Electric heating isn’t difficult.  It just requires us to get the 800,000 year habit of “need heat- what can I burn?” out of our heads. 

There are precious few applications which need fire rather than just heat, and those few that remain, can be satisfied with biofuels. 

And no, there’s no imperative whatsoever to convert electricity into fuels like hydrogen in order to provide heat.  That’s a sin against the 2nd law.  We’ll need to be very rich and very desperate to do that.  All e-fuels, including the simplest one (hydrogen), are exergy destroyers.  And destroying exergy has is working in the wrong direction, just because we’re comfortable with it.  That’s nonsense, and we must get over it as quickly as we can.

https://www.linkedin.com/pulse/breakthrough-electrolyzer-efficiency-paul-martin

Committest Thou Not the 2nd Sin of Thermodynamics!

Now that Father Paul has preached to you, thou shalt not confuse a joule of work with a joule of heat ever again.  Go forth and sin no more against the 2nd Law!  And remember- we need only replace useful energy services.  All that heat wasted by your car’s radiator is going bye-bye for good.  And for good, I mean for the good of the atmosphere and, ultimately, for the good of your wallet.

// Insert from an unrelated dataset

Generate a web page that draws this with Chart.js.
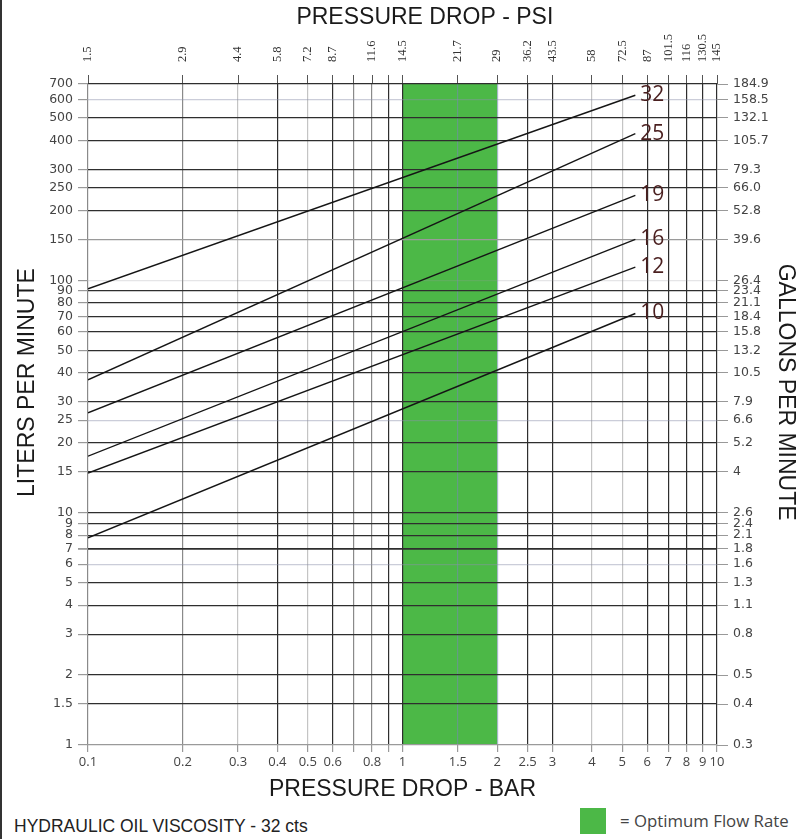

Disclaimer:  a human wrote this, and humans are known to make mistakes from time to time.  If you find an error, bring it to my attention with good references and I’ll fix it.

If however you simply don’t like what I’m saying because I’ve taken a dump on your pet idea, feel free to complain to Spitfire Research Inc., my employer, who will be happy to tell you to piss off and write your own article.